‘African Titanics’ and a New Literature of Immigration

At this year’s Khartoum Book Fair, which ran at the middle of the month, Nassir al-Sayeid al-Nour launched his new book, a critical analysis of Eritrean novelist Abubakr Kahal’s African Titanics: 

Kahal’s novel, which was published in 2008 and translated to English by Charis Bredon (2014), is a multi-genre look at the long, treacherous, repetitive, and uncertain journeys north from sub-Saharan countries to alleged “safe havens.”

Kahal lives in Denmark now, after many years in Libya and several months in a Tunisian refugee camp during Libya’s recent uprising. But, while this book might borrow from the author’s own experience, it is not an autobiographical narrative. It is, instead, a carefully crafted layering of not just contemporary realist stories but myth and folk history.

Ahead of his book’s launch, Al-Nour, a Sudanese critic and translator, answered a few questions about his book, Kahal’s novel, and this year’s book fair in Khartoum.

What do you find unique & stirring about African Titanics? What makes it stand out from other contemporary fiction?

Nassir al-Sayeid al-Nour: African Titanicsis a multifaceted story that tells not only a story about the illegal migration of Africans from their miserable homelands, but is rather, as I wrote, a new sort of narrative that departs from conventional storytelling contexts. It establishes what can be called a Literature of Immigration, as well as challenging the phenomenon of global cultural transformation via immigration across international borders. Contemporary fiction is often confined within its inherited techniques and scope, but here we confront an untested narrative world and characters whose lives have never been narrated.

What made you decide to write this book?

NSN: As a writer and critic with an interest in multicultural studies, I found it essential to study this novel, via a critical analysis, as an attempt to draw attention to one of a few such novelistic works being heard and discussed in different academic platforms in the West and elsewhere. Mostly it conveys a humanistic message within a highly artistic framework.
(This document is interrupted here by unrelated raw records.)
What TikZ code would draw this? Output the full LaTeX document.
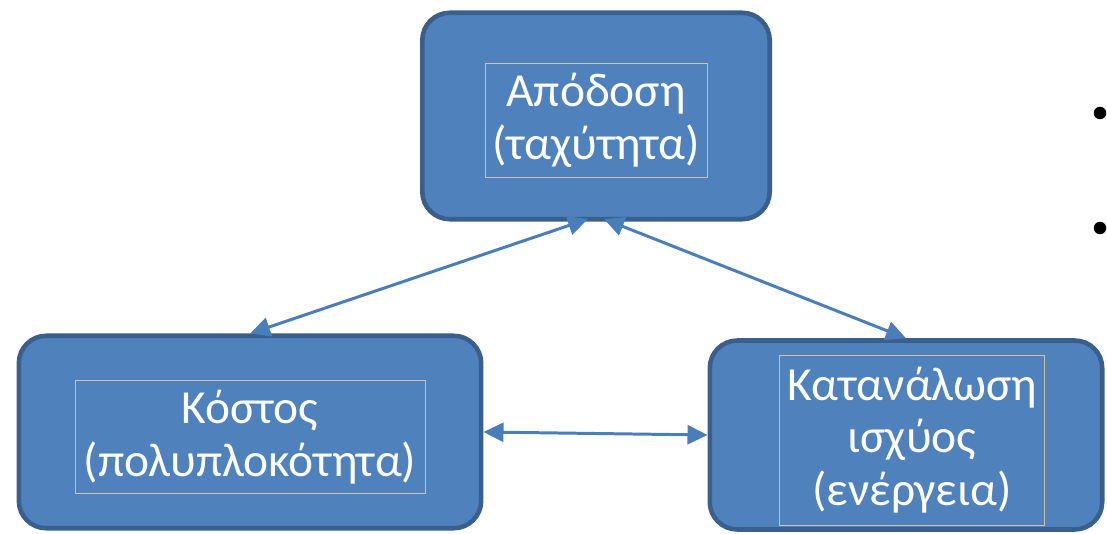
\documentclass[tikz,border=0pt]{standalone}
\usepackage{fontspec}
\setmainfont{Carlito}
\usetikzlibrary{arrows.meta}
\definecolor{boxfill}{HTML}{4F81BD}
\definecolor{boxline}{HTML}{3A5F8C}
\definecolor{arrowcol}{HTML}{4A7EBB}
\definecolor{innerline}{HTML}{C9C3B0}
\begin{document}
\begin{tikzpicture}[x=0.02cm,y=-0.02cm]
        \useasboundingbox (0,0) rectangle (1107,534);

        \begin{scope}[every node/.style={draw=boxline, fill=boxfill, line width=2.6pt, rounded corners=0.55cm}]
          \node[minimum width=6.95cm, minimum height=4.13cm] (perf)  at (596,116)  {};
          \node[minimum width=9.25cm, minimum height=3.85cm] (cost)  at (250,432)  {};
          \node[minimum width=7.85cm, minimum height=3.78cm] (power) at (906,435)  {};
        \end{scope}

        \begin{scope}[every node/.style={draw=innerline, line width=0.5pt, text=white, align=center, inner sep=0pt, font=\fontsize{27pt}{30pt}\selectfont}]
          \node[minimum width=4.44cm, minimum height=2.28cm] (perftext)  at (596,120)  {Απόδοση\\(ταχύτητα)};
          \node[minimum width=7cm, minimum height=2.26cm] (costtext)  at (250,437)  {Κόστος\\(πολυπλοκότητα)};
          \node[minimum width=5.3cm, minimum height=3.4cm] (powertext) at (912,440)  {Κατανάλωση\\ισχύος\\(ενέργεια)};
        \end{scope}

        \begin{scope}[every node/.style={circle, fill=black, inner sep=0pt, minimum size=0.25cm}]
          \node (dot1) at (1100,113) {};
          \node (dot2) at (1100,228) {};
        \end{scope}

        \begin{scope}[every edge/.style={draw=arrowcol, line width=1.7pt, {Triangle[length=0.4cm,width=0.38cm]}-{Triangle[length=0.4cm,width=0.38cm]}}]
          \path ([xshift=-0.16cm,yshift=0.05cm]perf.south)  edge (cost.north);
          \path ([xshift=0.16cm,yshift=0.05cm]perf.south)   edge (power.north);
          \path (cost.east)  edge (power.west);
        \end{scope}

      \end{tikzpicture}
\end{document}
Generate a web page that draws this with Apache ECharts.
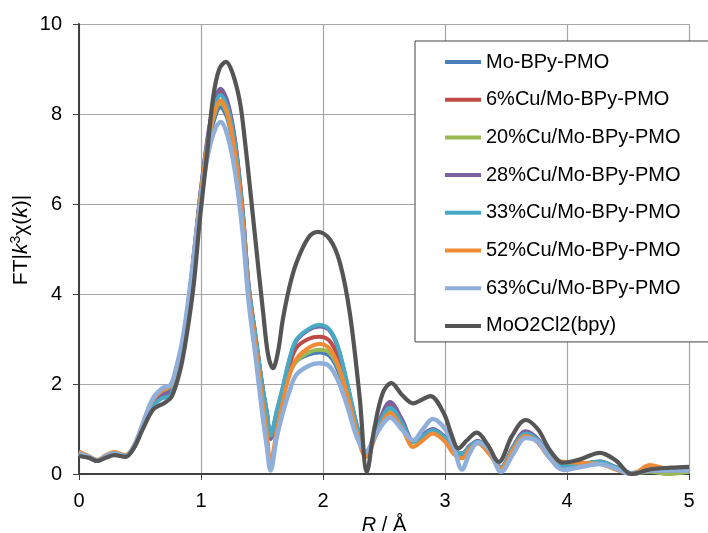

Sometimes, there are compelling and challenging works one simply can’t avoid—it seems not an option.

What sort of context do you put African Titanics in?

NSN: Basically, African Titanics tells about unspoken aspects of human experience in the contemporary world. Many other critics believe that it is a fictional work blended with fantasy and experimentalism; this might apply to many other art productions.

The novel is replete with relatable human events across different nations, identities, and spaces. Moreover, it examines the motives of immigrants, and it explores their worldviews and conflicting beliefs amidst danger, fear, hunger and thirst. In other words, the novel can’t solely be considered as just a protest or political statement against a prejudiced world.

How does African Titanics stand out from — or relate to– the other written works by Abubakr Kahal?

NSN:This is Eritrean poet and writer Abubakr Kahal’s first novel. It originated in his both long literary experience and his own experience with immigration. He has lived outside of his homeland for decades. Such experience empowered him with a highly sensitive vision in understanding human alienation. By employing literary tools in this work, he managed to cover a huge movement that has occurred and is occurring, and is often thought of as fait accompli.

What other noteworthy books are part of this wave of “Literature of Immigration” you talk about? Are there ones you think would be interesting to translate into other languages?

NSN: It is a growing wave. This stream of “Literature of Immigration” can be traced back to the mid-twentieth century, in particular in African countries where then the emerging writers of its post-colonial eras attempted to study cultural differences. Season of Migration to the North by acclaimed Sudanese writer Tayeb Salih has been a cornerstone in this regard.

 Are there other things you’re looking forward to at the Khartoum Book Fair this year? How do you expect this fair to be different from other years? 

NSN: Book fairs are, as anywhere, a window to open for dissemination of cultural works and for widening the readership circle. The harsh financial situation in the Sudan will adversely affect the book fair. At any rate, the continuing launch of books at the fair proves the importance of printed material in today’s world, where the image and electronic media seem so dominant. This year, the list of newly published books give a sense of the ascendancy of writing and publishing on the Sudanese cultural scene.